Both boundary lines count: repeat, exactly and alone, the lines from the one containing "Rebuild this chart as a web page, using Apache" to the one containing "[8,0], [0,2], [0,0]];", with pictures left out.

Charts and diagrams as code:
——————
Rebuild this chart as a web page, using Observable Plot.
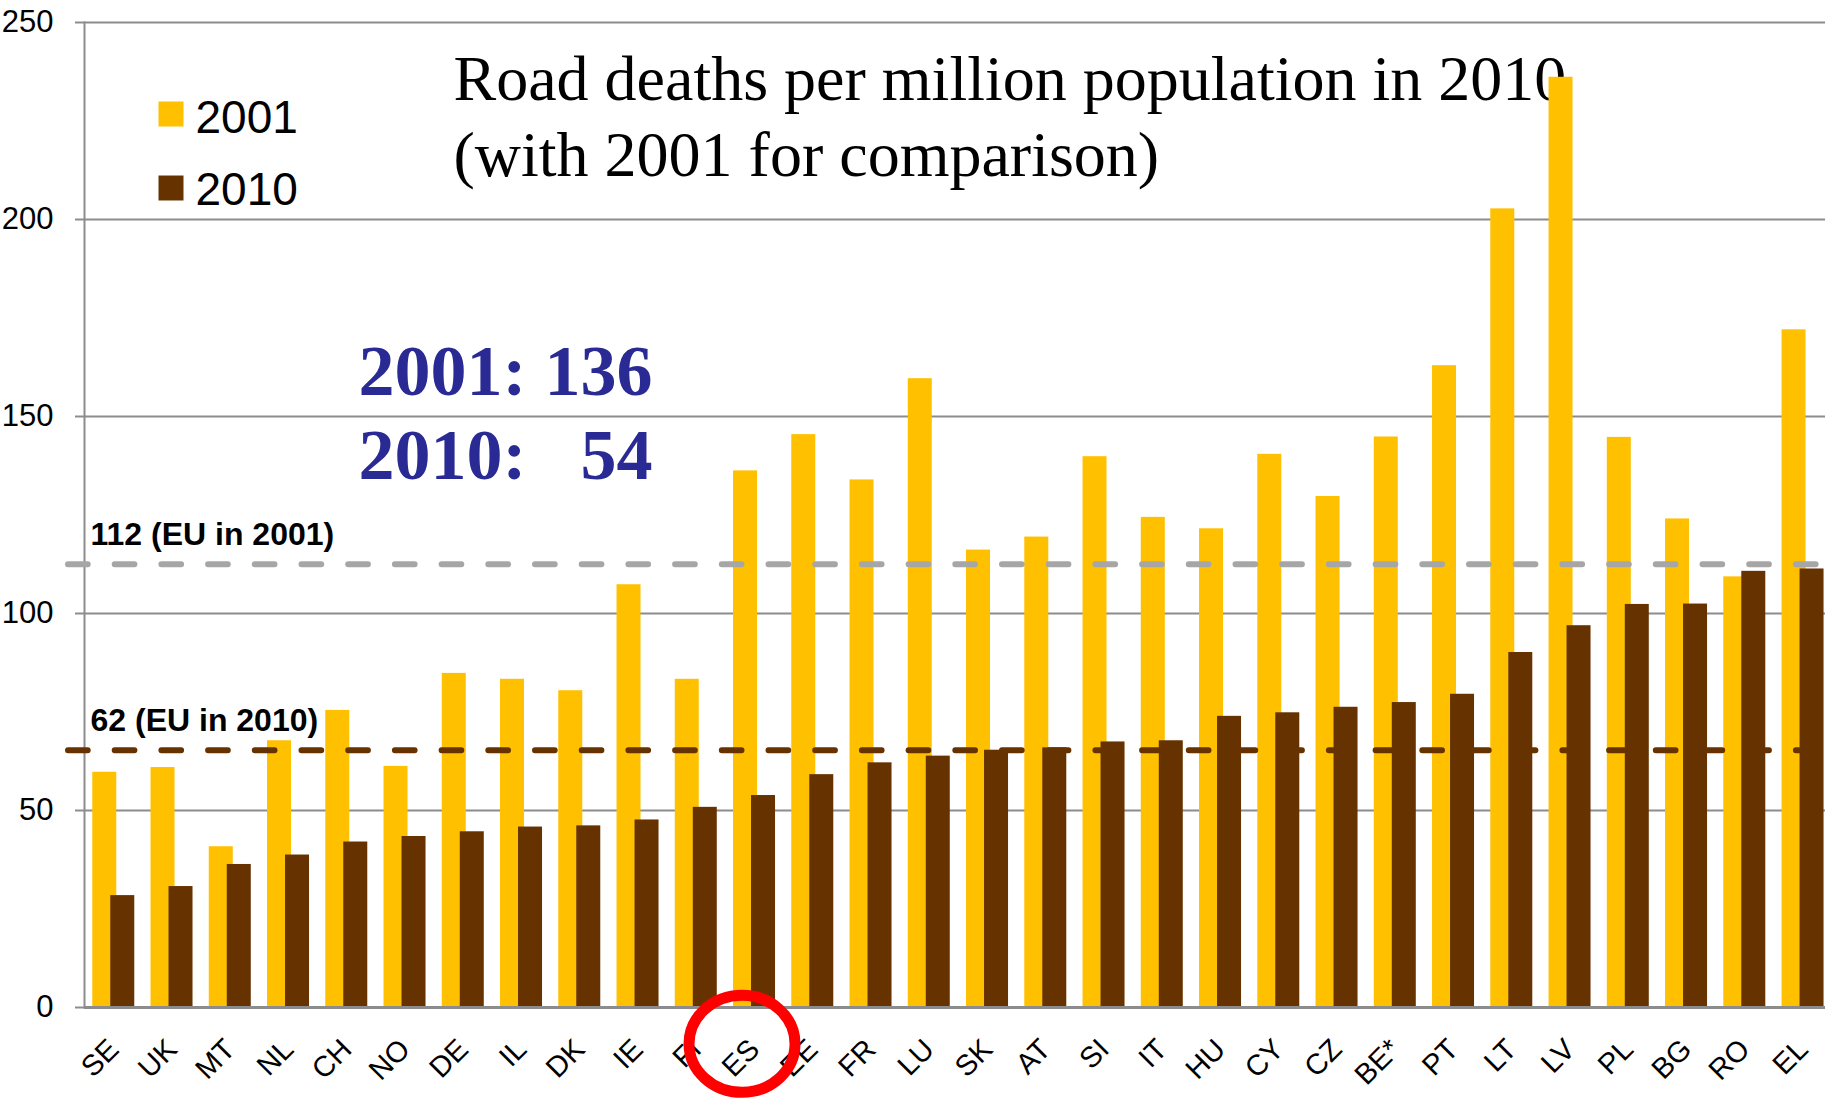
<!DOCTYPE html>
<html>
<head>
<meta charset="utf-8">
<script src="https://cdn.jsdelivr.net/npm/d3@7"></script>
<script src="https://cdn.jsdelivr.net/npm/@observablehq/plot@0.6"></script>
<style>
  html, body { margin: 0; padding: 0; background: #fff; overflow: hidden; }
  #chart svg { display: block; }
</style>
</head>
<body>
<div id="chart"></div>
<script>
// ---- data ----
const countries = ["SE","UK","MT","NL","CH","NO","DE","IL","DK","IE","FI","ES","EE","FR","LU","SK","AT","SI","IT","HU","CY","CZ","BE*","PT","LT","LV","PL","BG","RO","EL"];
const deaths2001 = [59.7,60.9,40.8,67.7,75.4,61.2,84.8,83.3,80.4,107.3,83.3,136.2,145.4,133.9,159.6,116.1,119.4,139.8,124.4,121.5,140.4,129.7,144.8,162.9,202.7,236.1,144.7,124.0,109.3,172.0];
const deaths2010 = [28.4,30.7,36.3,38.7,42.0,43.4,44.6,45.8,46.1,47.6,50.8,53.8,59.1,62.1,63.8,65.3,65.9,67.4,67.7,73.9,74.8,76.2,77.4,79.5,90.1,96.9,102.3,102.4,110.7,111.3];
const yTicks = [0, 50, 100, 150, 200, 250];
const seriesNames = ["2001", "2010"];
const seriesColors = ["#FFC000", "#663300"];
const euValues = [112.5, 65.3];
const euLabels = ["112 (EU in 2001)", "62 (EU in 2010)"];
const euColors = ["#a6a6a6", "#663300"];
const titleText = "Road deaths per million population in 2010\n(with 2001 for comparison)";
const highlightText = "2001: 136\n2010:\u00a0\u00a0\u00a054";
const highlightCountry = "ES";

const rows2001 = countries.map((c, i) => ({country: c, value: deaths2001[i]}));
const rows2010 = countries.map((c, i) => ({country: c, value: deaths2010[i]}));
const euRows = euValues.map((v, i) => ({value: v, label: euLabels[i], color: euColors[i]}));

// ellipse symbol for the red highlight ring
const K = 0.5523;
const ellipse = {
  draw(ctx) {
    const rx = 53, ry = 48.5;
    ctx.moveTo(rx, 0);
    ctx.bezierCurveTo(rx, ry * K, rx * K, ry, 0, ry);
    ctx.bezierCurveTo(-rx * K, ry, -rx, ry * K, -rx, 0);
    ctx.bezierCurveTo(-rx, -ry * K, -rx * K, -ry, 0, -ry);
    ctx.bezierCurveTo(rx * K, -ry, rx, -ry * K, rx, 0);
    ctx.closePath();
  }
};

const sans = "'Liberation Sans', Arial, sans-serif";
const serif = "'Liberation Serif', 'Times New Roman', serif";

const legendMarks = seriesNames.flatMap((name, i) => [
  Plot.dot([name], {frameAnchor: "top-left", dx: 86.5, dy: 91.5 + i * 74, symbol: "square", r: 14.1, fill: seriesColors[i], stroke: "none"}),
  Plot.text([name], {text: d => d, frameAnchor: "top-left", dx: 111, dy: 110 + i * 72.3, lineAnchor: "bottom", textAnchor: "start", fontSize: 46, fontFamily: sans, fill: "black"})
]);

const chart = Plot.plot({
  width: 1825,
  height: 1101,
  marginLeft: 84,
  marginRight: 0,
  marginTop: 22,
  marginBottom: 94,
  style: {fontFamily: sans, background: "white", overflow: "visible"},
  x: {type: "band", domain: countries, paddingInner: 0.279, paddingOuter: 0.0835, align: 0.85, round: false, axis: null},
  y: {domain: [0, 250], axis: null},
  marks: [
    Plot.gridY(yTicks, {stroke: "#8c8c8c", strokeOpacity: 1, strokeWidth: 2}),
    Plot.frame({anchor: "left", stroke: "#8c8c8c", strokeWidth: 2}),
    Plot.axisY(yTicks, {tickSize: 9, tickPadding: 22, fontSize: 31, stroke: "#8c8c8c", strokeWidth: 2, fill: "black", label: null, tickFormat: d => String(d)}),
    Plot.text([titleText], {text: d => d, frameAnchor: "top-left", dx: 369, dy: 153, lineAnchor: "bottom", textAnchor: "start", lineHeight: 1.18, fontSize: 64, fontFamily: serif, fill: "black"}),
    Plot.text([highlightText], {text: d => d, frameAnchor: "top-left", dx: 568, dy: 456, lineAnchor: "bottom", textAnchor: "end", lineHeight: 1.153, fontSize: 72, fontWeight: "bold", fontFamily: serif, fill: "#2A2A94"}),
    Plot.barY(rows2001, {x: "country", y: "value", fill: seriesColors[0], insetRight: 18}),
    Plot.barY(rows2010, {x: "country", y: "value", fill: seriesColors[1], insetLeft: 18}),
    Plot.ruleY([0], {stroke: "#8c8c8c", strokeWidth: 3}),
    Plot.ruleY(euRows, {y: "value", stroke: "color", strokeWidth: 6, strokeDasharray: "19.7,27", strokeLinecap: "round", insetLeft: -16}),
    Plot.text(euRows, {y: "value", text: "label", frameAnchor: "left", dx: 6, dy: -19, lineAnchor: "bottom", textAnchor: "start", fontSize: 32, fontWeight: "bold", fontFamily: sans, fill: "black"}),
    ...legendMarks,
    Plot.axisX({tickSize: 0, tickPadding: 37, tickRotate: -45, textAnchor: "end", lineAnchor: "middle", fontSize: 29, fill: "black", label: null}),
    Plot.dot([highlightCountry], {x: d => d, frameAnchor: "bottom", dx: -12.5, dy: 36.3, symbol: ellipse, stroke: "#FF0000", strokeWidth: 11, fill: "none"})
  ]
});
document.getElementById("chart").appendChild(chart);
</script>
</body>
</html>
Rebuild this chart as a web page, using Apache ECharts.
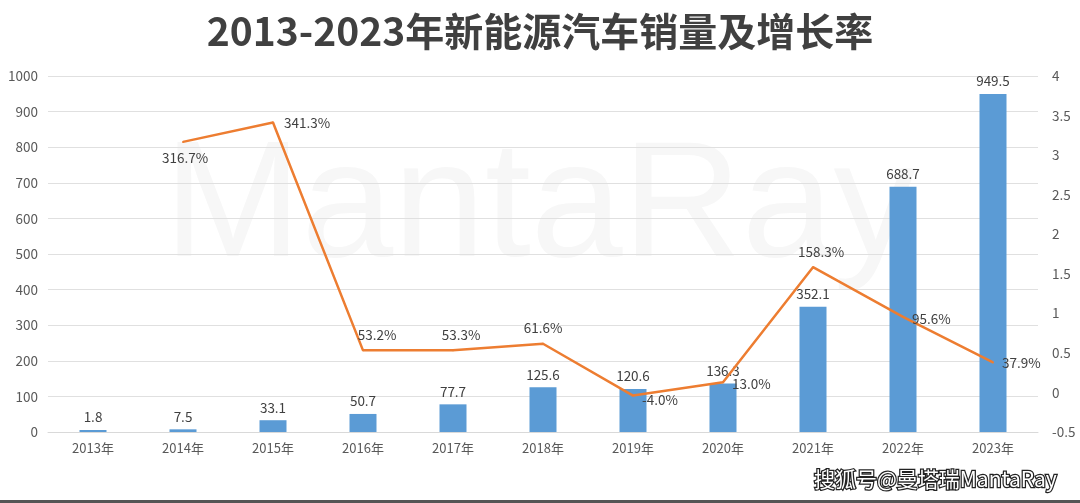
<!DOCTYPE html>
<html><head><meta charset="utf-8">
<script src="https://cdn.jsdelivr.net/npm/echarts@6/dist/echarts.min.js"></script>
<style>html,body{margin:0;padding:0;background:#fff}#c{width:1080px;height:503px}</style>
</head><body><div id="c"></div>
<script>
const categories = ['2013年','2014年','2015年','2016年','2017年','2018年','2019年','2020年','2021年','2022年','2023年'];
const sales = [1.8, 7.5, 33.1, 50.7, 77.7, 125.6, 120.6, 136.3, 352.1, 688.7, 949.5];
const growth = [null, 3.167, 3.413, 0.532, 0.533, 0.616, -0.040, 0.130, 1.583, 0.956, 0.379];
const growthLabelPos = [null, 'bottom', 'right', 'top', 'top', 'top', 'right', 'right', 'top', 'right', 'right'];
const growthLabelOffset = [null, [2,0], [2,0], [14,0], [8,0], [0,0], [0,4], [0,2], [8,0], [0,2], [0,0]];

const chart = echarts.init(document.getElementById('c'));
const FONT = '"Noto Sans CJK SC","Open Sans",sans-serif';
chart.setOption({
  backgroundColor: '#fff',
  textStyle: {fontFamily: FONT},
  title: {
    text: '2013-2023年新能源汽车销量及增长率',
    left: 'center', top: 7,
    textStyle: {fontSize: 39, fontWeight: 'bold', color: '#404040', fontFamily: FONT}
  },
  graphic: [
    {type: 'text', left: 'center', top: 128, z: -10, silent: true,
     style: {text: 'MantaRay', font: '165px "Liberation Sans", sans-serif', fill: '#f7f7f7'}},
    {type: 'text', right: 22, top: 467, z: 100, silent: true,
     style: {text: '搜狐号@曼塔瑞MantaRay', font: '21px "Noto Sans CJK SC", sans-serif', fill: '#fff', stroke: '#222', lineWidth: 2.5}},
    {type: 'rect', shape: {x: 0, y: 500, width: 1080, height: 3}, style: {fill: '#555'}}
  ],
  grid: {left: 48, right: 42, top: 76, bottom: 71},
  xAxis: {
    type: 'category', data: categories,
    axisLine: {lineStyle: {color: '#d9d9d9'}},
    axisTick: {show: false},
    axisLabel: {color: '#595959', fontSize: 13, margin: 10}
  },
  yAxis: [
    {type: 'value', min: 0, max: 1000, interval: 100,
     axisLine: {show: false}, axisTick: {show: false},
     axisLabel: {color: '#595959', fontSize: 13.5, margin: 10, formatter: v => String(v)},
     splitLine: {lineStyle: {color: '#e0e0e0'}}},
    {type: 'value', min: -0.5, max: 4, interval: 0.5,
     axisLine: {show: false}, axisTick: {show: false},
     axisLabel: {color: '#595959', fontSize: 13.5, margin: 14, formatter: v => String(v)},
     splitLine: {show: false}}
  ],
  series: [
    {type: 'bar', name: '销量', data: sales, barWidth: 27, yAxisIndex: 0, barMinHeight: 2,
     itemStyle: {color: '#5B9BD5'},
     label: {show: true, position: 'top', distance: 6, color: '#404040', fontSize: 13.5}},
    {type: 'line', name: '增长率', yAxisIndex: 1, z: 5,
     data: growth.map((v, i) => v === null ? '-' : {
       value: v,
       label: {show: true, position: growthLabelPos[i], offset: growthLabelOffset[i]}
     }),
     symbol: 'circle', symbolSize: 2, showSymbol: true, showAllSymbol: true, connectNulls: false,
     lineStyle: {color: '#ED7D31', width: 2.5},
     itemStyle: {color: '#ED7D31'},
     label: {show: true, color: '#404040', fontSize: 13.5, distance: 8,
       formatter: p => (p.value * 100).toFixed(1) + '%'}}
  ]
});
</script></body></html>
——————
Written response:
Rebuild this chart as a web page, using Apache ECharts.
<!DOCTYPE html>
<html><head><meta charset="utf-8">
<script src="https://cdn.jsdelivr.net/npm/echarts@6/dist/echarts.min.js"></script>
<style>html,body{margin:0;padding:0;background:#fff}#c{width:1080px;height:503px}</style>
</head><body><div id="c"></div>
<script>
const categories = ['2013年','2014年','2015年','2016年','2017年','2018年','2019年','2020年','2021年','2022年','2023年'];
const sales = [1.8, 7.5, 33.1, 50.7, 77.7, 125.6, 120.6, 136.3, 352.1, 688.7, 949.5];
const growth = [null, 3.167, 3.413, 0.532, 0.533, 0.616, -0.040, 0.130, 1.583, 0.956, 0.379];
const growthLabelPos = [null, 'bottom', 'right', 'top', 'top', 'top', 'right', 'right', 'top', 'right', 'right'];
const growthLabelOffset = [null, [2,0], [2,0], [14,0], [8,0], [0,0], [0,4], [0,2], [8,0], [0,2], [0,0]];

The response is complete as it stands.